2. Is there a specific experience or moment that this song was inspired by?

The whole record is centered on the story of a young Japanese woman (Kimiyo) I met about 10 years ago when I was filming all over Japan. She shared her story with me, which was compelling to me. Both troubling and uplifting, it’s a unique story while being one of a multitude. It’s intimately personal while being globally collective at the same time. The universality of her life’s journey puzzled me, even if it was so profoundly “hers”, and “Nocturnal Candescence” is the pivotal moment of that voyage. It’s the place where everything could end or begin. It’s a moment of pure awareness, of all consciousness, when a life could be given to a night of old despairs or renewed by morning rebirth shines. That encounter showed me that there was more than physical life and death.
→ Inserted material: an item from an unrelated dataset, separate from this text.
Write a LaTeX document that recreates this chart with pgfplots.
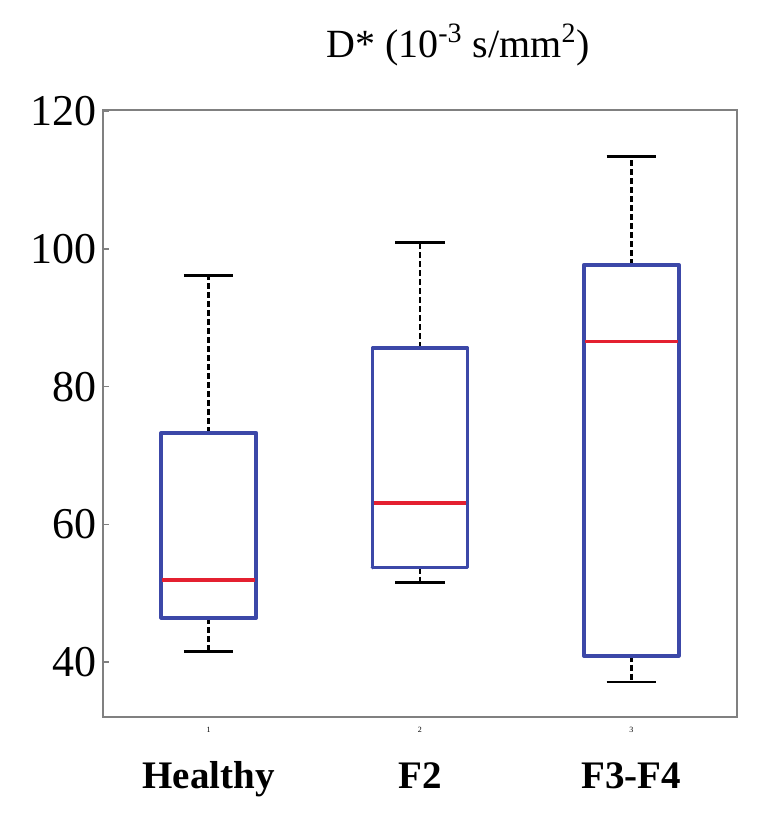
\documentclass[border=0pt]{standalone}
\usepackage{fontspec}
\setmainfont{Liberation Serif}
\usepackage{pgfplots}
\pgfplotsset{compat=1.18}
\definecolor{boxblue}{RGB}{60,72,168}
\definecolor{medred}{RGB}{228,32,48}
\definecolor{axgray}{RGB}{128,128,128}
\begin{document}
\begin{tikzpicture}
\begin{axis}[name=ax, scale only axis, width=317pt, height=303.5pt,
  xmin=0.5, xmax=3.5, ymin=32, ymax=120.2,
  axis line style={axgray, line width=0.8pt},
  ytick={40,60,80,100,120},
  xtick={1,2,3}, xticklabels={1,2,3},
  xticklabel style={font=\fontsize{4}{4}\selectfont, inner sep=0pt, yshift=-5pt},
  yticklabel style={font=\fontsize{22}{22}\selectfont, inner sep=0pt, xshift=-3pt},
  tick pos=left, tick align=inside, major tick length=3pt,
  tick style={axgray, line width=0.6pt},
  x tick style={draw=none},
  /pgf/number format/assume math mode=true,
  clip=false,
  wh/.style={black, line width=1.4pt, dash pattern=on 3pt off 1.5pt},
  cap/.style={black, line width=1.4pt},
  bx/.style={boxblue, line width=1.8pt, line join=round, line cap=round},
  md/.style={medred, line width=1.6pt},
]
% Healthy: lw 41.5, q1 46.4, med 51.9, q3 73.3, uw 96.1
\addplot[wh] coordinates {(1,73.3) (1,96.1)};
\addplot[wh] coordinates {(1,46.4) (1,41.5)};
\addplot[cap] coordinates {(0.8825,96.1) (1.1175,96.1)};
\addplot[cap] coordinates {(0.8825,41.5) (1.1175,41.5)};
\addplot[bx] coordinates {(0.775,46.4) (1.225,46.4) (1.225,73.3) (0.775,73.3) (0.775,46.4)};
\addplot[md] coordinates {(0.78,51.9) (1.22,51.9)};
% F2: lw 51.5, q1 53.7, med 63.1, q3 85.6, uw 101.0
\addplot[wh] coordinates {(2,85.6) (2,101.0)};
\addplot[wh] coordinates {(2,53.7) (2,51.5)};
\addplot[cap] coordinates {(1.8825,101.0) (2.1175,101.0)};
\addplot[cap] coordinates {(1.8825,51.5) (2.1175,51.5)};
\addplot[bx] coordinates {(1.775,53.7) (2.225,53.7) (2.225,85.6) (1.775,85.6) (1.775,53.7)};
\addplot[md] coordinates {(1.78,63.1) (2.22,63.1)};
% F3-F4: lw 37.1, q1 40.9, med 86.6, q3 97.7, uw 113.5
\addplot[wh] coordinates {(3,97.7) (3,113.5)};
\addplot[wh] coordinates {(3,40.9) (3,37.1)};
\addplot[cap] coordinates {(2.8825,113.5) (3.1175,113.5)};
\addplot[cap] coordinates {(2.8825,37.1) (3.1175,37.1)};
\addplot[bx] coordinates {(2.775,40.9) (3.225,40.9) (3.225,97.7) (2.775,97.7) (2.775,40.9)};
\addplot[md] coordinates {(2.78,86.6) (3.22,86.6)};
\node[anchor=base, font=\bfseries\fontsize{19.5}{20}\selectfont] at ([yshift=-35.5pt]axis cs:1,32) {Healthy};
\node[anchor=base, font=\bfseries\fontsize{19.5}{20}\selectfont] at ([yshift=-35.5pt]axis cs:2,32) {F2};
\node[anchor=base, font=\bfseries\fontsize{19.5}{20}\selectfont] at ([yshift=-35.5pt]axis cs:3,32) {F3-F4};
\node[anchor=base, font=\fontsize{20}{20}\selectfont] at ([yshift=26pt]rel axis cs:0.56,1) {D* (10\textsuperscript{-3} s/mm\textsuperscript{2})};
\end{axis}
\pgfresetboundingbox
\path ([xshift=-51.5pt,yshift=-48.5pt]ax.south west) rectangle ([xshift=17.5pt,yshift=55pt]ax.north east);
\end{tikzpicture}
\end{document}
It revealed an extensive realm of spiritual existence and oblivion. That was her message in a way. Living ain’t being alive, it’s about defining what it means to be and to keep on emancipating yourself until you are free from what you decided or accepted as self-limitations of the heart and mind. The song is about that suspended instant in everybody’s life.

3. Who are some artists that you’ve been listening to recently?

Being already back in the studio for the writing production, I usually don’t listen much to music, if at all, but I’ve been really into Jim Jarmusch’s band “Sqürl”, Gareth Liddiard’s side project “Springtime” and “The Kilimanjaro Darkjazz Ensemble” lately.